Deploying robotics in the fight against antimicrobial resistance


Tuesday, 18 May, 2021


Deploying robotics in the fight against antimicrobial resistance

Antimicrobial resistance (AMR) is a serious global problem that threatens a return to a time when bacterial infections were a major cause of mortality. The World Health Organization has declared AMR as one of the top 10 global public health threats facing humanity. Driven by a misuse and overuse of antimicrobials, AMR results in significant costs to global economies and could undermine some of modern medicine’s greatest successes.

AMR occurs when bacteria, viruses, fungi and parasites change over time so that they no longer respond to available medicines. This resistance is granted by genes, which can be acquired through mutation, accumulated and disseminated rapidly. Currently, the mortality rate of AMR infections is on track to reach 10 million deaths per year by 2050.

Surveillance is accepted as a core component of managing AMR, yet conventional, human-centric methods have changed very little since their conception and remain prohibitively costly and resource intense. The methods are burdened by high processing costs and slow turnaround times, making them incompatible with the high volumes of sampling required to accurately depict a population’s AMR status.

Technological, automated solutions to AMR surveillance are needed if we are to win the battle. Researchers are investigating the potential of robotics to modernise the way we monitor AMR.

Dr Sam Abraham from Murdoch University’s Antimicrobial Resistance and Infectious Diseases (AMRID) Research Laboratory said that one of the key processes in managing AMR is surveillance.

“Surveillance requires the large-scale sampling of indicator organisms — bacteria such as E. coli, that are common to a wide variety of humans and animals and which typically don’t cause disease — to determine what antimicrobial resistances they are carrying, and whether these resistances are being detected more frequently,” Dr Abraham said.

“A consequence of continuing surveillance using conventional methods could mean that more serious but less frequently occurring resistances may be slipping through the cracks. If these highly important resistances are not being detected, the necessary research into combating them cannot be undertaken.”
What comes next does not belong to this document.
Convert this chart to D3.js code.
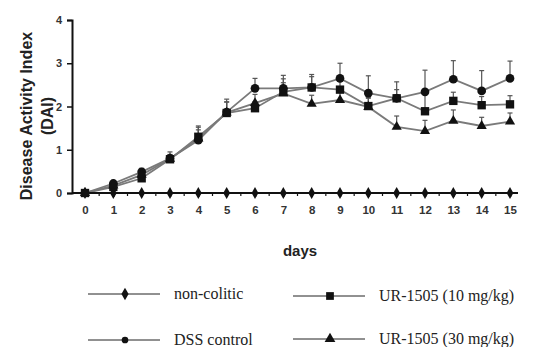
<!doctype html>
<html lang="en">
<head>
<meta charset="utf-8">
<title>DAI</title>
<style>
body{margin:0;background:#fff;}
svg{display:block;}
</style>
</head>
<body>
<script src="https://cdn.jsdelivr.net/npm/d3@7/dist/d3.min.js"></script>
<script>

var days = [0,1,2,3,4,5,6,7,8,9,10,11,12,13,14,15];
var yTicks = [0,1,2,3,4];

var nonColitic = [0,0,0,0,0,0,0,0,0,0,0,0,0,0,0,0];
var dssControl = [0,0.22,0.49,0.80,1.22,1.87,2.42,2.42,2.44,2.65,2.31,2.19,2.34,2.63,2.36,2.65];
var dssErr     = [0,0.05,0.08,0.15,0.30,0.30,0.23,0.30,0.30,0.35,0.40,0.38,0.50,0.43,0.47,0.40];
var ur10       = [0,0.14,0.34,0.78,1.30,1.85,1.96,2.34,2.44,2.39,2.01,2.19,1.89,2.13,2.03,2.05];
var ur10Err    = [0,0.05,0.06,0.10,0.25,0.25,0.15,0.30,0.25,0.20,0.20,0.20,0.40,0.20,0.20,0.20];
var ur30       = [0,0.17,0.42,0.79,1.26,1.86,2.08,2.30,2.06,2.15,1.99,1.53,1.43,1.67,1.55,1.65];
var ur30Err    = [0,0.05,0.06,0.10,0.20,0.25,0.20,0.25,0.20,0.25,0.20,0.25,0.25,0.25,0.20,0.20];

var width = 542, height = 347;
var margin = {top:20, left:72};

var svg = d3.select("body").append("svg")
    .attr("width", width)
    .attr("height", height);

var x = d3.scaleLinear().domain([0,15]).range([85,510]);
var y = d3.scaleLinear().domain([0,4]).range([193,20]);

var lineGray = "#7a7a7a";
var sans = "'Liberation Sans', Arial, sans-serif";
var narrow = "'Liberation Sans Narrow', 'Liberation Sans', Arial, sans-serif";

// axes
var yAxis = d3.axisLeft(y).tickValues(yTicks).tickSize(5).tickPadding(5).tickFormat(d3.format("d"));
var gy = svg.append("g").attr("transform","translate(" + margin.left + ",0)").call(yAxis);
gy.select(".domain").attr("stroke","#111").attr("stroke-width",2);
gy.selectAll(".tick line").attr("stroke","#111").attr("stroke-width",1.5);
gy.selectAll(".tick text").attr("font-family",narrow)
  .attr("font-weight","bold").attr("font-size",11).attr("fill","#333");

var xAxis = d3.axisBottom(x).tickValues(days).tickSize(4).tickPadding(9).tickSizeOuter(0);
var gx = svg.append("g").attr("transform","translate(0," + y(0) + ")").call(xAxis);
gx.select(".domain").attr("d","M" + margin.left + ",0H518").attr("stroke","#111").attr("stroke-width",2);
gx.selectAll(".tick line").attr("stroke","#111").attr("stroke-width",1.5);
gx.selectAll(".tick text").attr("font-family",narrow)
  .attr("font-weight","bold").attr("font-size",11.5).attr("fill","#333");

// minor ticks between days
gx.selectAll(".minor").data(days.slice(0,-1)).enter().append("line")
  .attr("x1", function(d){ return x(d+0.5); })
  .attr("x2", function(d){ return x(d+0.5); })
  .attr("y1", 0).attr("y2", 3)
  .attr("stroke","#111").attr("stroke-width",1.2);

// axis titles
svg.append("text").attr("transform","translate(32,116) rotate(-90)")
  .attr("text-anchor","middle")
  .attr("font-family",sans)
  .attr("font-weight","bold").attr("font-size",16).attr("fill","#222")
  .text("Disease Activity Index");
svg.append("text").attr("transform","translate(53,116) rotate(-90)")
  .attr("text-anchor","middle")
  .attr("font-family",sans)
  .attr("font-weight","bold").attr("font-size",16).attr("fill","#222")
  .text("(DAI)");
svg.append("text").attr("x",300).attr("y",256)
  .attr("text-anchor","middle")
  .attr("font-family",sans)
  .attr("font-weight","bold").attr("font-size",15).attr("fill","#222")
  .text("days");

var series = [
  {name:"DSS control", values:dssControl, err:dssErr, shape:d3.symbolCircle, size:60},
  {name:"UR-1505 (10 mg/kg)", values:ur10, err:ur10Err, shape:d3.symbolSquare, size:70},
  {name:"UR-1505 (30 mg/kg)", values:ur30, err:ur30Err, shape:d3.symbolTriangle, size:45}
];

var line = d3.line()
  .x(function(d,i){ return x(days[i]); })
  .y(function(d){ return y(d); });

// error bars (upward only)
series.forEach(function(s){
  var g = svg.append("g");
  g.selectAll("line.eb").data(s.values).enter().append("line")
    .attr("x1", function(d,i){ return x(days[i]); })
    .attr("x2", function(d,i){ return x(days[i]); })
    .attr("y1", function(d){ return y(d); })
    .attr("y2", function(d,i){ return y(d + s.err[i]); })
    .attr("stroke", "#555").attr("stroke-width",1.2);
  g.selectAll("line.cap").data(s.values).enter().append("line")
    .attr("x1", function(d,i){ return x(days[i]) - 2.5; })
    .attr("x2", function(d,i){ return x(days[i]) + 2.5; })
    .attr("y1", function(d,i){ return y(d + s.err[i]); })
    .attr("y2", function(d,i){ return y(d + s.err[i]); })
    .attr("stroke", "#555").attr("stroke-width",1.2);
});

// lines
series.forEach(function(s){
  svg.append("path").datum(s.values)
    .attr("d", line)
    .attr("fill","none").attr("stroke",lineGray).attr("stroke-width",1.8);
});

// non-colitic line + diamonds
svg.append("path").datum(nonColitic).attr("d", line)
  .attr("fill","none").attr("stroke","#111").attr("stroke-width",2);

series.forEach(function(s){
  svg.append("g").selectAll("path").data(s.values).enter().append("path")
    .attr("d", d3.symbol().type(s.shape).size(s.size))
    .attr("transform", function(d,i){ return "translate(" + x(days[i]) + "," + y(d) + ")"; })
    .attr("fill","#111");
});

svg.append("g").selectAll("path").data(nonColitic).enter().append("path")
  .attr("d", d3.symbol().type(d3.symbolDiamond).size(40))
  .attr("transform", function(d,i){ return "translate(" + x(days[i]) + "," + y(d) + ")"; })
  .attr("fill","#111");

// legend
var legendItems = [
  {name:"non-colitic", shape:d3.symbolDiamond, size:45, lx:88, ly:294},
  {name:"UR-1505 (10 mg/kg)", shape:d3.symbolSquare, size:60, lx:293, ly:296},
  {name:"DSS control", shape:d3.symbolCircle, size:35, lx:88, ly:340},
  {name:"UR-1505 (30 mg/kg)", shape:d3.symbolTriangle, size:50, lx:293, ly:339}
];
var lg = svg.append("g").selectAll("g").data(legendItems).enter().append("g")
  .attr("transform", function(d){ return "translate(" + d.lx + "," + d.ly + ")"; });
lg.append("line").attr("x1",0).attr("x2",72).attr("y1",0).attr("y2",0)
  .attr("stroke","#222").attr("stroke-width",1);
lg.append("path").attr("d", function(d){ return d3.symbol().type(d.shape).size(d.size)(); })
  .attr("transform","translate(37,0)").attr("fill","#111");
lg.append("text").attr("x",86).attr("y",5)
  .attr("font-family","'Liberation Serif', 'Times New Roman', serif")
  .attr("font-size",16).attr("fill","#222")
  .text(function(d){ return d.name; });

</script>
</body>
</html>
AMRID is a cutting-edge ‘One Health’ research surveillance facility containing state-of-the-art molecular and non-molecular technologies. The facility’s disease surveillance covers the emergence of AMR in humans and animals.

Dr Abraham is leading a team of researchers investigating how to overcome the limitations to scalability when it comes to surveillance. The team has developed a high-throughput robotics platform called RASP (Robotic Antimicrobial Susceptibility Platform) to drastically increase processing power, cutting processing times by two-thirds, while maintaining or improving upon the quality of results generated by human technicians. The system automates the process of bacterial isolation, identification and antimicrobial susceptibility testing for customised combinations of drugs. This improves the ability to design surveillance to meet practically relevant objectives.

“This will be the next-generation approach to surveillance of antimicrobial resistance and could be applied to other areas of bacterial resistance,” Dr Abraham said.

“It is critical that researchers harness robotic platforms like RASP if we are to resist the current mortality trajectory of antimicrobial resistance.”

The Murdoch research team validated the platform via a series of experiments, with results published in the Journal of Antimicrobial Chemotherapy. RASP’s workflow was benchmarked against that of a contemporary laboratory. The paper explained that Experiment A compared RASP’s ability to achieve consistent minimum inhibitory concentrations (MICs) with that of a human technician across eight replicates for four E. coli isolates. Experiment B assessed RASP’s agreement with human-performed MICs across 91 E. coli isolates with a diverse range of AMR profiles. The RASP workflow was also applied to five faecal samples to demonstrate its real-world applicability, where a minimum of 47 E. coli per animal (239 total) were evaluated.

In the experiments, RASP was shown to be equivalent to an experienced human technician but proved superior in throughput, endurance and cost.

“It is critical that microbiology harnesses robotic platforms like RASP if we are to resist the current trajectory of AMR,” the authors wrote.